Iteration caveat: Never use for...in to enumerate NodeList items—it will also enumerate length and item properties. Use for...of, forEach(), or convert to array.

Live HTMLCollection

Static NodeList

DOM Query

Collection Type

Maintains References

Snapshot Copy

Overhead: Monitor DOM

Benefit: Auto-updates

Overhead: Re-query for updates

Benefit: No maintenance cost
Trade-offs between live collections that auto-update vs static snapshots

Live collections (HTMLCollection, childNodes):

  • Cost: Browser maintains internal references and updates collection on every DOM mutation
  • Benefit: Always current without re-querying
  • Use when: Need real-time DOM state and will access collection multiple times over time

Static collections (NodeList from querySelectorAll()):

  • Cost: Must re-query to see DOM changes
  • Benefit: No ongoing maintenance overhead
  • Use when: Processing elements once or DOM is stable during iteration

Benchmark insight: Static querySelectorAll() is faster for one-time operations. Live collections amortize cost when accessed repeatedly across multiple DOM mutations.

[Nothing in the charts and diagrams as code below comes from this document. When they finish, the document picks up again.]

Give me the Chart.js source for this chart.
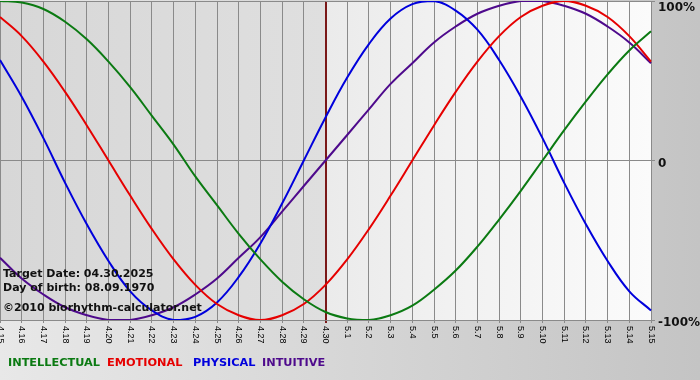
<!DOCTYPE html>
<html>
<head>
<meta charset="utf-8">
<script src="https://cdn.jsdelivr.net/npm/chart.js@4"></script>
<style>
  html, body { margin: 0; padding: 0; background: #fff; }
  canvas { display: block; }
</style>
</head>
<body>
<canvas id="bio" width="700" height="380"></canvas>
<script>
const days = ['4.15','4.16','4.17','4.18','4.19','4.20','4.21','4.22','4.23','4.24','4.25','4.26','4.27','4.28','4.29','4.30',
  '5.1','5.2','5.3','5.4','5.5','5.6','5.7','5.8','5.9','5.10','5.11','5.12','5.13','5.14','5.15'];

// values, -1 .. 1
const intellectual = [1.00, 0.99, 0.95, 0.87, 0.76, 0.62, 0.46, 0.28, 0.10, -0.10, -0.28, -0.46, -0.62, -0.76, -0.87, -0.95,
  -0.99, -1.00, -0.97, -0.91, -0.81, -0.69, -0.54, -0.37, -0.19, 0.00, 0.19, 0.37, 0.54, 0.69, 0.81];
const emotional = [0.90, 0.78, 0.62, 0.43, 0.22, 0.00, -0.22, -0.43, -0.62, -0.78, -0.90, -0.97, -1.00, -0.97, -0.90, -0.78,
  -0.62, -0.43, -0.22, 0.00, 0.22, 0.43, 0.62, 0.78, 0.90, 0.97, 1.00, 0.97, 0.90, 0.78, 0.62];
const physical = [0.63, 0.40, 0.14, -0.14, -0.40, -0.63, -0.82, -0.94, -1.00, -0.98, -0.89, -0.73, -0.52, -0.27, 0.00, 0.27,
  0.52, 0.73, 0.89, 0.98, 1.00, 0.94, 0.82, 0.63, 0.40, 0.14, -0.14, -0.40, -0.63, -0.82, -0.94];
const intuitive = [-0.61, -0.74, -0.84, -0.92, -0.97, -1.00, -1.00, -0.97, -0.92, -0.84, -0.74, -0.61, -0.48, -0.32, -0.16, 0.00,
  0.16, 0.32, 0.48, 0.61, 0.74, 0.84, 0.92, 0.97, 1.00, 1.00, 0.97, 0.92, 0.84, 0.74, 0.61];

const yTicks = [1, 0, -1];
const yTickLabels = ['100%', '0', '-100%'];
const targetIndex = 15;
const infoLines = ['Target Date: 04.30.2025', 'Day of birth: 08.09.1970', '\u00a92010 biorhythm-calculator.net'];

const colors = { intellectual: '#0b7a12', emotional: '#e60000', physical: '#0000dc', intuitive: '#4e0a8c' };
const gridColor = '#8a8a8a';
const legendX = [8, 107, 193, 262];

const decor = {
  id: 'decor',
  beforeDraw(chart) {
    const c = chart.ctx, a = chart.chartArea;
    const W = chart.width, H = chart.height;
    c.save();
    let g = c.createLinearGradient(0, 0, W, 0);
    g.addColorStop(0, '#e8e8e8');
    g.addColorStop(1, '#c4c4c4');
    c.fillStyle = g;
    c.fillRect(0, 0, W, H);

    const xm = chart.scales.x.getPixelForValue(targetIndex);
    g = c.createLinearGradient(a.left, 0, xm, 0);
    g.addColorStop(0, '#d7d7d7');
    g.addColorStop(1, '#dfdfdf');
    c.fillStyle = g;
    c.fillRect(a.left, a.top, xm - a.left, a.bottom - a.top);
    g = c.createLinearGradient(xm, 0, a.right, 0);
    g.addColorStop(0, '#ebebeb');
    g.addColorStop(1, '#fbfbfb');
    c.fillStyle = g;
    c.fillRect(xm, a.top, a.right - xm, a.bottom - a.top);
    c.restore();
  },
  afterDraw(chart) {
    const c = chart.ctx, a = chart.chartArea;
    const xs = chart.scales.x, ys = chart.scales.y;
    c.save();

    // rotated day labels
    c.fillStyle = '#000';
    c.font = '9px "Liberation Sans"';
    c.textAlign = 'left';
    c.textBaseline = 'middle';
    days.forEach((d, i) => {
      c.save();
      c.translate(xs.getPixelForValue(i), a.bottom + 6);
      c.rotate(Math.PI / 2);
      c.fillText(d, 0, 0);
      c.restore();
    });

    // right hand percent labels
    c.font = 'bold 12px "DejaVu Sans"';
    c.fillStyle = '#111';
    yTicks.forEach((v, i) => {
      const y = Math.max(ys.getPixelForValue(v) + 3, 8);
      c.fillText(yTickLabels[i], a.right + 7, y);
    });

    // info text
    c.font = 'bold 11px "DejaVu Sans"';
    c.textBaseline = 'alphabetic';
    c.fillText(infoLines[0], 3, 277);
    c.fillText(infoLines[1], 3, 291);
    c.fillText(infoLines[2], 3, 311);

    // legend
    c.font = 'bold 11.3px "DejaVu Sans"';
    chart.data.datasets.forEach((ds, i) => {
      c.fillStyle = ds.borderColor;
      c.fillText(ds.label, legendX[i], 366);
    });
    c.restore();
  }
};

new Chart(document.getElementById('bio'), {
  type: 'line',
  data: {
    labels: days,
    datasets: [
      { label: 'INTELLECTUAL', data: intellectual, borderColor: colors.intellectual },
      { label: 'EMOTIONAL', data: emotional, borderColor: colors.emotional },
      { label: 'PHYSICAL', data: physical, borderColor: colors.physical },
      { label: 'INTUITIVE', data: intuitive, borderColor: colors.intuitive }
    ]
  },
  options: {
    responsive: false,
    animation: false,
    layout: { padding: { left: 0, right: 0, top: 1, bottom: 0 } },
    elements: {
      point: { radius: 0 },
      line: { borderWidth: 2, tension: 0.4, fill: false }
    },
    plugins: { legend: { display: false }, tooltip: { enabled: false } },
    scales: {
      x: {
        offset: false,
        ticks: { display: false },
        border: { display: false },
        grid: {
          tickLength: 3,
          color: c => c.index === targetIndex ? '#7a1818' : gridColor,
          lineWidth: c => c.index === targetIndex ? 2 : 1
        },
        afterFit: s => { s.height = 60; }
      },
      y: {
        position: 'right',
        min: -1,
        max: 1,
        ticks: { display: false, stepSize: 1 },
        border: { display: false },
        grid: { color: gridColor, tickLength: 4 },
        afterFit: s => { s.width = 49; }
      }
    }
  },
  plugins: [decor]
});
</script>
</body>
</html>
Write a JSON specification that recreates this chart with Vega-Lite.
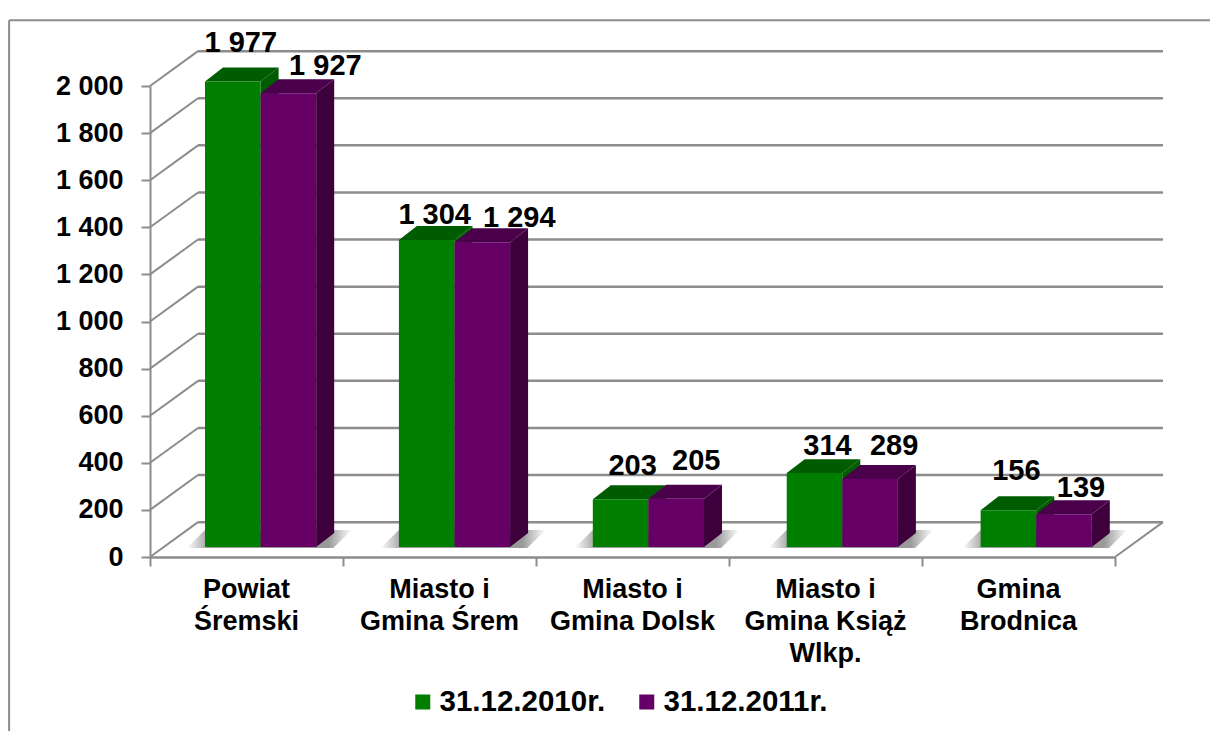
{
"$schema":"https://vega.github.io/schema/vega-lite/v6.json",
"width":965,"height":471,
"padding":{"left":150,"top":86,"right":95,"bottom":174},
"autosize":"none",
"background":"white",
"config":{"view":{"stroke":null},"font":"Liberation Sans"},
"data":{"name":"bars","values":[
{"category":"Powiat\nŚremski","series":"31.12.2010r.","value":1977},
{"category":"Powiat\nŚremski","series":"31.12.2011r.","value":1927},
{"category":"Miasto i\nGmina Śrem","series":"31.12.2010r.","value":1304},
{"category":"Miasto i\nGmina Śrem","series":"31.12.2011r.","value":1294},
{"category":"Miasto i\nGmina Dolsk","series":"31.12.2010r.","value":203},
{"category":"Miasto i\nGmina Dolsk","series":"31.12.2011r.","value":205},
{"category":"Miasto i\nGmina Książ\nWlkp.","series":"31.12.2010r.","value":314},
{"category":"Miasto i\nGmina Książ\nWlkp.","series":"31.12.2011r.","value":289},
{"category":"Gmina\nBrodnica","series":"31.12.2010r.","value":156},
{"category":"Gmina\nBrodnica","series":"31.12.2011r.","value":139}
]},
"datasets":{
"ticks":[{"v":0},{"v":200},{"v":400},{"v":600},{"v":800},{"v":1000},{"v":1200},{"v":1400},{"v":1600},{"v":1800},{"v":2000}]
},
"transform":[
{"calculate":"indexof(['Powiat\\nŚremski','Miasto i\\nGmina Śrem','Miasto i\\nGmina Dolsk','Miasto i\\nGmina Książ\\nWlkp.','Gmina\\nBrodnica'],datum.category)","as":"i"},
{"calculate":"datum.series=='31.12.2010r.'?0:1","as":"s"},
{"calculate":"0.285+datum.i*1.0047+datum.s*0.288","as":"xl"},
{"calculate":"datum.xl+0.288","as":"xr"},
{"calculate":"42.5","as":"base"},
{"calculate":"datum.value+datum.base","as":"top"},
{"calculate":"[0,1]","as":"k"},
{"flatten":["k"]},
{"calculate":"datum.i+'-'+datum.s","as":"key"}
],
"layer":[
{"data":{"values":[{"a":1}]},
 "mark":{"type":"rule","stroke":"#8c8c8c","strokeWidth":2},
 "encoding":{"x":{"datum":-0.73,"type":"quantitative"},"x2":{"datum":5.5},"y":{"datum":2279,"type":"quantitative"}}},
{"data":{"values":[{"a":1}]},
 "mark":{"type":"rule","stroke":"#8c8c8c","strokeWidth":2},
 "encoding":{"x":{"datum":-0.73,"type":"quantitative"},"y":{"datum":2279,"type":"quantitative"},"y2":{"datum":-739}}},
{"data":{"name":"ticks"},"transform":[{"calculate":"datum.v+148","as":"back"}],
 "mark":{"type":"rule","stroke":"#8c8c8c","strokeWidth":2},
 "encoding":{"x":{"datum":0,"type":"quantitative"},"x2":{"datum":0.2487},"y":{"field":"v","type":"quantitative"},"y2":{"field":"back"}}},
{"data":{"name":"ticks"},"transform":[{"calculate":"datum.v+148","as":"back"}],
 "mark":{"type":"rule","stroke":"#8c8c8c","strokeWidth":2.5},
 "encoding":{"x":{"datum":0.2487,"type":"quantitative"},"x2":{"datum":5.2487},"y":{"field":"back","type":"quantitative"}}},
{"data":{"values":[{"a":1}]},
 "mark":{"type":"rule","stroke":"#8c8c8c","strokeWidth":2},
 "encoding":{"x":{"datum":5,"type":"quantitative"},"x2":{"datum":5.2487},"y":{"datum":0,"type":"quantitative"},"y2":{"datum":148}}},
{"transform":[{"filter":"datum.s==0"},{"calculate":"datum.k==0?38:115","as":"sy"},{"calculate":"datum.xl-0.095+datum.i*0+datum.k*0.095","as":"x1"},{"calculate":"datum.x1+0.76","as":"x2b"}],
 "mark":{"type":"area","orient":"horizontal","fill":{"gradient":"linear","x1":0,"y1":0,"x2":1,"y2":0,"stops":[{"offset":0,"color":"#ffffff"},{"offset":0.14,"color":"#9a9a9a"},{"offset":0.86,"color":"#9a9a9a"},{"offset":1,"color":"#ffffff"}]}},
 "encoding":{"y":{"field":"sy","type":"quantitative"},"x":{"field":"x1","type":"quantitative"},"x2":{"field":"x2b"},"detail":{"field":"key"}}},
{"transform":[{"filter":"datum.s==0"},{"calculate":"datum.xr+datum.k*0.0933","as":"ax"},{"calculate":"datum.base+datum.k*59","as":"ay"},{"calculate":"datum.top+datum.k*59","as":"ay2"}],
 "mark":{"type":"area","fill":"#005c00"},
 "encoding":{"x":{"field":"ax","type":"quantitative"},"y":{"field":"ay","type":"quantitative"},"y2":{"field":"ay2"},"detail":{"field":"key"}}},
{"transform":[{"filter":"datum.s==0"},{"calculate":"datum.top+datum.k*59","as":"ty"},{"calculate":"datum.xl+datum.k*0.0933","as":"tx"},{"calculate":"datum.xr+datum.k*0.0933","as":"tx2"}],
 "mark":{"type":"area","orient":"horizontal","fill":"#005c00"},
 "encoding":{"y":{"field":"ty","type":"quantitative"},"x":{"field":"tx","type":"quantitative"},"x2":{"field":"tx2"},"detail":{"field":"key"}}},
{"transform":[{"filter":"datum.s==0 && datum.k==0"}],
 "mark":{"type":"rect"},
 "encoding":{"x":{"field":"xl","type":"quantitative"},"x2":{"field":"xr"},"y":{"field":"top","type":"quantitative"},"y2":{"field":"base"},
  "color":{"field":"series","type":"nominal","scale":{"domain":["31.12.2010r.","31.12.2011r."],"range":["#007e00","#660066"]},
   "legend":{"orient":"none","legendX":258,"legendY":601,"direction":"horizontal","title":null,"symbolType":"square","symbolSize":225,"symbolStrokeWidth":0,"symbolOpacity":1,"labelFont":"Liberation Sans","labelFontWeight":"bold","labelFontSize":29.5,"labelColor":"#000000","labelOffset":2,"labelLimit":300,"columnPadding":26,"padding":0,"clipHeight":30}}}},
{"transform":[{"filter":"datum.s==1"},{"calculate":"datum.xr+datum.k*0.0933","as":"ax"},{"calculate":"datum.base+datum.k*59","as":"ay"},{"calculate":"datum.top+datum.k*59","as":"ay2"}],
 "mark":{"type":"area","fill":"#3d003d"},
 "encoding":{"x":{"field":"ax","type":"quantitative"},"y":{"field":"ay","type":"quantitative"},"y2":{"field":"ay2"},"detail":{"field":"key"}}},
{"transform":[{"filter":"datum.s==1"},{"calculate":"datum.top+datum.k*59","as":"ty"},{"calculate":"datum.xl+datum.k*0.0933","as":"tx"},{"calculate":"datum.xr+datum.k*0.0933","as":"tx2"}],
 "mark":{"type":"area","orient":"horizontal","fill":"#4b004b"},
 "encoding":{"y":{"field":"ty","type":"quantitative"},"x":{"field":"tx","type":"quantitative"},"x2":{"field":"tx2"},"detail":{"field":"key"}}},
{"transform":[{"filter":"datum.s==1 && datum.k==0"}],
 "mark":{"type":"rect"},
 "encoding":{"x":{"field":"xl","type":"quantitative"},"x2":{"field":"xr"},"y":{"field":"top","type":"quantitative"},"y2":{"field":"base"},
  "color":{"field":"series","type":"nominal"}}},
{"transform":[{"filter":"datum.k==0"},
  {"calculate":"[[8,38],[37,27],[8,25],[37,24],[12,33],[20,38],[13,27],[24,33],[8,39],[17,26]][datum.i*2+datum.s]","as":"nudge"},
  {"calculate":"datum.xl+0.144+datum.nudge[0]/193","as":"lx"},
  {"calculate":"datum.top+datum.nudge[1]/0.2355","as":"ly"},
  {"calculate":"replace(format(datum.value,','),',',' ')","as":"label"}],
 "mark":{"type":"text","font":"Liberation Sans","fontWeight":"bold","fontSize":29,"baseline":"middle","align":"center","color":"#000000"},
 "encoding":{"x":{"field":"lx","type":"quantitative"},"y":{"field":"ly","type":"quantitative"},"text":{"field":"label"}}},
{"transform":[{"filter":"datum.k==0 && datum.s==0"},{"calculate":"datum.i+0.5","as":"cx"}],
 "mark":{"type":"text","font":"Liberation Sans","fontWeight":"bold","fontSize":27,"baseline":"top","align":"center","color":"#000000","lineBreak":"\n","lineHeight":32},
 "encoding":{"x":{"field":"cx","type":"quantitative"},"y":{"datum":-85,"type":"quantitative"},"text":{"field":"category"}}},
{"data":{"values":[{"a":1}]},
 "mark":{"type":"rule","strokeWidth":0},
 "encoding":{
  "x":{"datum":0,"type":"quantitative","scale":{"domain":[0,5],"nice":false,"zero":false},
   "axis":{"title":null,"values":[0,1,2,3,4,5],"labels":false,"grid":false,"domainColor":"#8c8c8c","domainWidth":2.5,"tickColor":"#8c8c8c","tickWidth":2,"tickSize":9}},
  "y":{"datum":0,"type":"quantitative","scale":{"domain":[0,2000],"nice":false,"zero":false},
   "axis":{"title":null,"values":[0,200,400,600,800,1000,1200,1400,1600,1800,2000],"grid":false,"domainColor":"#8c8c8c","domainWidth":2,"tickColor":"#8c8c8c","tickWidth":2,"tickSize":9,"labelFont":"Liberation Sans","labelFontWeight":"bold","labelFontSize":27,"labelColor":"#000000","labelPadding":18,"labelExpr":"replace(format(datum.value,','),',',' ')"}}}}
]
}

// ✅ Use querySelectorAll for one-time processing
function highlightAllWarnings() {
  const warnings = document.querySelectorAll(".warning")
  warnings.forEach((warning) => {
    warning.style.backgroundColor = "yellow"
  })
}


// ✅ Use getElementsByClassName when DOM changes frequently
function setupLiveCounter() {
  const items = document.getElementsByClassName("cart-item")


  function updateCount() {
    document.getElementById("count").textContent = String(items.length)
  }


  // Collection automatically reflects added/removed items
  document.addEventListener("DOMContentLoaded", updateCount)
  document.addEventListener("cartUpdate", updateCount)
}


// ✅ Convert live to static when iterating and modifying
function removeAllItems() {
  const items = document.getElementsByClassName("item")
  Array.from(items).forEach((item) => item.remove())
}


// ✅ Cache length for performance in loops
function processItems() {
  const items = document.querySelectorAll(".item")
  const length = items.length // Cache length


  for (let i = 0; i < length; i++) {
    // Process items[i]
  }
}

Modern Observer APIs provide performant, callback-based change detection without polling or continuous event listener execution.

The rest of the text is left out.